- Court: US Supreme Court
- Citation: 421 US 454 (1975)

Keywords
- Discrimination

= Johnson v. Railway Express Agency =

Us labor law case about discrimination

Johnson v Railway Express Agency, Inc 421 US 454 (1975) is a US labor law case, concerning employment discrimination and the overlap between claims made under Section 1981 and under Title VII.

==Facts==

Willie Johnson claimed that his employer, the Railway Express Agency, Inc in Memphis, Tennessee discriminated against him in seniority and job assignments. He filed with the EEOC a charge that the employer was discriminating against its Negro employees over seniority rules and job assignments. He also charged the labor unions, Brotherhood of Railway Clerks Tri-State Local and Brotherhood of Railway Clerks Lily of the Valley Local, were racially segregating memberships. Three weeks later he was fired, so Johnson added a claim of unlawful discriminatory termination. The EEOC issued reports around 2 years later favoring Johnson's complaint, but after this the District Court in Tennessee rejected the claim for being over the 1 year limit in its Statute of Limitations.

==Judgment==

Blackmun J held that he was out of time, although it conceded that the old Enforcement Act of 1870 provided a remedy against private parties. He said the following:

Petitioner freely concedes that he could have filed his § 1981 action at any time after his cause of action accrued; in fact, we understand him to claim an unfettered right so to do. Thus, in a very real sense, petitioner has slept on his § 1981 rights. The fact that his slumber may have been induced by faith in the adequacy of his Title VII remedy is of little relevance inasmuch as the two remedies are truly independent. Moreover, since petitioner's Title VII court action now also appears to be time barred because of the peculiar procedural history of this case, petitioner, in effect, would have us extend the § 1981 cause of action well beyond the life of even his Title VII cause of action. We find no policy reason that excuses petitioner's failure to take the minimal steps necessary to preserve each claim independently.

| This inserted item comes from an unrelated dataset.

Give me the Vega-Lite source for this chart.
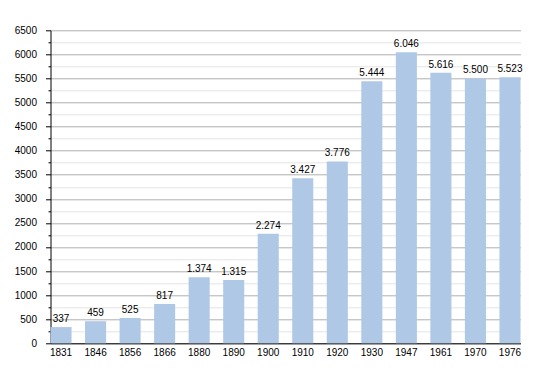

Marshall J (Douglas J and Brennan J concurring) dissented with the following:

the Court emphasizes the importance of a full arsenal of weapons to combat unlawful employment discrimination in the private as well as the public sector. The majority stands on firm ground in recognizing that both remedies are available to victims of discriminatory practices. Accordingly, I concur in Parts I—III of the Court’s opinion. But, the Court stumbles in its analysis of the relation between the two statutes on the tolling question. The majority concludes that the filing of a Title VII charge with the Equal Employment Opportunity Commission (EEOC) does not toll the applicable statute of limitations.